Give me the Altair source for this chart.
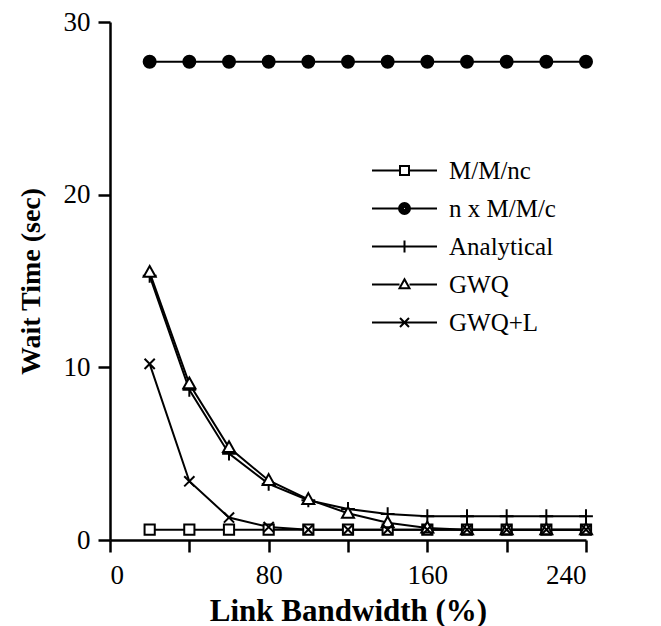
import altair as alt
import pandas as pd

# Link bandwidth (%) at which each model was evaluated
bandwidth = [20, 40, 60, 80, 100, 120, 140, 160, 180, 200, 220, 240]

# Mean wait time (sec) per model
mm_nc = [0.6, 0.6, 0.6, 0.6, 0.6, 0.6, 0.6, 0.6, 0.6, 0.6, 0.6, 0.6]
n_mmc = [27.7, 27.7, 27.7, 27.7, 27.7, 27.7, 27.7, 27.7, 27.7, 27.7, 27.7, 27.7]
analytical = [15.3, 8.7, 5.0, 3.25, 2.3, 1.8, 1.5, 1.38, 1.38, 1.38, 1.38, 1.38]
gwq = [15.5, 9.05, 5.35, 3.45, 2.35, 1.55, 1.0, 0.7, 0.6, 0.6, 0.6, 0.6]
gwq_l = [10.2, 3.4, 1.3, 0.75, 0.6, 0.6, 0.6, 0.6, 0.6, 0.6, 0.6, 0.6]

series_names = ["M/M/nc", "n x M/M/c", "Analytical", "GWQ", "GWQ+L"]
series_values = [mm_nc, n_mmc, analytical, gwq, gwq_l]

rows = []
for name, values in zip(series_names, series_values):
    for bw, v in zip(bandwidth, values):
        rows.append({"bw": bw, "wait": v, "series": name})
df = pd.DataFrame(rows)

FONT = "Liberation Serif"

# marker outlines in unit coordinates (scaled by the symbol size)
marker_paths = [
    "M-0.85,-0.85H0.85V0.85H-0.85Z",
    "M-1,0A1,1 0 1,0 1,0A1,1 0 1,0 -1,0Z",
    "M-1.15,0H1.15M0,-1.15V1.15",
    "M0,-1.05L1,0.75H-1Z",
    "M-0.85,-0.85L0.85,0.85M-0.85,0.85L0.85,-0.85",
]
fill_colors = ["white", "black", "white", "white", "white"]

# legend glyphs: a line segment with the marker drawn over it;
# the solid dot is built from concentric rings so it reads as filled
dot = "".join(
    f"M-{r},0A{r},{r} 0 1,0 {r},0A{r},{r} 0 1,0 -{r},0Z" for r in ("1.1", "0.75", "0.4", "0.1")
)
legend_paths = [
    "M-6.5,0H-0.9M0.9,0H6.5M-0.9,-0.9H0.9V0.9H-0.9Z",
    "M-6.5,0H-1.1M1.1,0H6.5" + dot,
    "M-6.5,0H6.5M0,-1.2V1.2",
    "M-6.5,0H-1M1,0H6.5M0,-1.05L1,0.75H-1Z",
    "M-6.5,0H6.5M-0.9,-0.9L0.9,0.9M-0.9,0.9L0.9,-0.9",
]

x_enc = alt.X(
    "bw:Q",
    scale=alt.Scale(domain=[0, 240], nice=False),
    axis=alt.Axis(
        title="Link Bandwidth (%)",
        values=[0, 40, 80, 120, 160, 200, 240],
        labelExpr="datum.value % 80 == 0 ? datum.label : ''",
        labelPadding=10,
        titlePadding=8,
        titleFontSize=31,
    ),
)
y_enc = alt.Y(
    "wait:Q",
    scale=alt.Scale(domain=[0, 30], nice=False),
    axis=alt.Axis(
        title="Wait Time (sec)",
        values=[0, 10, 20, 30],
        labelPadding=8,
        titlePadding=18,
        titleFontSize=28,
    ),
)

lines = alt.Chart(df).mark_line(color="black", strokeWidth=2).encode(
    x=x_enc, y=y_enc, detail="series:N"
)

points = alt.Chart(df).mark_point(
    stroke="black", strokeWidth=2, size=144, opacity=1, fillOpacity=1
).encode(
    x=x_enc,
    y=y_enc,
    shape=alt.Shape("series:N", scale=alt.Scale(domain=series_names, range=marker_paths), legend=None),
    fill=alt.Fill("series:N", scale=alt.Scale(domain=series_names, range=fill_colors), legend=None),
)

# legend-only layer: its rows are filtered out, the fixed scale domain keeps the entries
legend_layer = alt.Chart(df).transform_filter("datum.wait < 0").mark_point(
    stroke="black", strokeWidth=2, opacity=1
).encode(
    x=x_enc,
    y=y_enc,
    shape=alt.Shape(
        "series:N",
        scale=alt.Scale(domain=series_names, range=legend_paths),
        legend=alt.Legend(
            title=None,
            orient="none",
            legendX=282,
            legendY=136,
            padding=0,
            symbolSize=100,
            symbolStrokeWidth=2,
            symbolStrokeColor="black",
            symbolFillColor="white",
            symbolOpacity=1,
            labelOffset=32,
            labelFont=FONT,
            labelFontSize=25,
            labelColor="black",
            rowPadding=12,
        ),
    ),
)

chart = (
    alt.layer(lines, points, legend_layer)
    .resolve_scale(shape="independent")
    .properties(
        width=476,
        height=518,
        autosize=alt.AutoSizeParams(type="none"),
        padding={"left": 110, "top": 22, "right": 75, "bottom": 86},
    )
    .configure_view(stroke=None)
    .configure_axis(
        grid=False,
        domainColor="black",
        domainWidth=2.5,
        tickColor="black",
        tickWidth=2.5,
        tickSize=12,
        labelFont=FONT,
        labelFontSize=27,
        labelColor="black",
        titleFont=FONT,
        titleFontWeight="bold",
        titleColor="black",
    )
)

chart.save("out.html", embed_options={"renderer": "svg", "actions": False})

^^^^^^^^

**Exercise**: Omit the pictures and reproduce the listing exactly.

**The completed task**:
Give me the Altair source for this chart.
import altair as alt
import pandas as pd

# Link bandwidth (%) at which each model was evaluated
bandwidth = [20, 40, 60, 80, 100, 120, 140, 160, 180, 200, 220, 240]

# Mean wait time (sec) per model
mm_nc = [0.6, 0.6, 0.6, 0.6, 0.6, 0.6, 0.6, 0.6, 0.6, 0.6, 0.6, 0.6]
n_mmc = [27.7, 27.7, 27.7, 27.7, 27.7, 27.7, 27.7, 27.7, 27.7, 27.7, 27.7, 27.7]
analytical = [15.3, 8.7, 5.0, 3.25, 2.3, 1.8, 1.5, 1.38, 1.38, 1.38, 1.38, 1.38]
gwq = [15.5, 9.05, 5.35, 3.45, 2.35, 1.55, 1.0, 0.7, 0.6, 0.6, 0.6, 0.6]
gwq_l = [10.2, 3.4, 1.3, 0.75, 0.6, 0.6, 0.6, 0.6, 0.6, 0.6, 0.6, 0.6]

series_names = ["M/M/nc", "n x M/M/c", "Analytical", "GWQ", "GWQ+L"]
series_values = [mm_nc, n_mmc, analytical, gwq, gwq_l]

rows = []
for name, values in zip(series_names, series_values):
    for bw, v in zip(bandwidth, values):
        rows.append({"bw": bw, "wait": v, "series": name})
df = pd.DataFrame(rows)

FONT = "Liberation Serif"

# marker outlines in unit coordinates (scaled by the symbol size)
marker_paths = [
    "M-0.85,-0.85H0.85V0.85H-0.85Z",
    "M-1,0A1,1 0 1,0 1,0A1,1 0 1,0 -1,0Z",
    "M-1.15,0H1.15M0,-1.15V1.15",
    "M0,-1.05L1,0.75H-1Z",
    "M-0.85,-0.85L0.85,0.85M-0.85,0.85L0.85,-0.85",
]
fill_colors = ["white", "black", "white", "white", "white"]

# legend glyphs: a line segment with the marker drawn over it;
# the solid dot is built from concentric rings so it reads as filled
dot = "".join(
    f"M-{r},0A{r},{r} 0 1,0 {r},0A{r},{r} 0 1,0 -{r},0Z" for r in ("1.1", "0.75", "0.4", "0.1")
)
legend_paths = [
    "M-6.5,0H-0.9M0.9,0H6.5M-0.9,-0.9H0.9V0.9H-0.9Z",
    "M-6.5,0H-1.1M1.1,0H6.5" + dot,
    "M-6.5,0H6.5M0,-1.2V1.2",
    "M-6.5,0H-1M1,0H6.5M0,-1.05L1,0.75H-1Z",
    "M-6.5,0H6.5M-0.9,-0.9L0.9,0.9M-0.9,0.9L0.9,-0.9",
]

x_enc = alt.X(
    "bw:Q",
    scale=alt.Scale(domain=[0, 240], nice=False),
    axis=alt.Axis(
        title="Link Bandwidth (%)",
        values=[0, 40, 80, 120, 160, 200, 240],
        labelExpr="datum.value % 80 == 0 ? datum.label : ''",
        labelPadding=10,
        titlePadding=8,
        titleFontSize=31,
    ),
)
y_enc = alt.Y(
    "wait:Q",
    scale=alt.Scale(domain=[0, 30], nice=False),
    axis=alt.Axis(
        title="Wait Time (sec)",
        values=[0, 10, 20, 30],
        labelPadding=8,
        titlePadding=18,
        titleFontSize=28,
    ),
)

lines = alt.Chart(df).mark_line(color="black", strokeWidth=2).encode(
    x=x_enc, y=y_enc, detail="series:N"
)

points = alt.Chart(df).mark_point(
    stroke="black", strokeWidth=2, size=144, opacity=1, fillOpacity=1
).encode(
    x=x_enc,
    y=y_enc,
    shape=alt.Shape("series:N", scale=alt.Scale(domain=series_names, range=marker_paths), legend=None),
    fill=alt.Fill("series:N", scale=alt.Scale(domain=series_names, range=fill_colors), legend=None),
)

# legend-only layer: its rows are filtered out, the fixed scale domain keeps the entries
legend_layer = alt.Chart(df).transform_filter("datum.wait < 0").mark_point(
    stroke="black", strokeWidth=2, opacity=1
).encode(
    x=x_enc,
    y=y_enc,
    shape=alt.Shape(
        "series:N",
        scale=alt.Scale(domain=series_names, range=legend_paths),
        legend=alt.Legend(
            title=None,
            orient="none",
            legendX=282,
            legendY=136,
            padding=0,
            symbolSize=100,
            symbolStrokeWidth=2,
            symbolStrokeColor="black",
            symbolFillColor="white",
            symbolOpacity=1,
            labelOffset=32,
            labelFont=FONT,
            labelFontSize=25,
            labelColor="black",
            rowPadding=12,
        ),
    ),
)

chart = (
    alt.layer(lines, points, legend_layer)
    .resolve_scale(shape="independent")
    .properties(
        width=476,
        height=518,
        autosize=alt.AutoSizeParams(type="none"),
        padding={"left": 110, "top": 22, "right": 75, "bottom": 86},
    )
    .configure_view(stroke=None)
    .configure_axis(
        grid=False,
        domainColor="black",
        domainWidth=2.5,
        tickColor="black",
        tickWidth=2.5,
        tickSize=12,
        labelFont=FONT,
        labelFontSize=27,
        labelColor="black",
        titleFont=FONT,
        titleFontWeight="bold",
        titleColor="black",
    )
)

chart.save("out.html", embed_options={"renderer": "svg", "actions": False})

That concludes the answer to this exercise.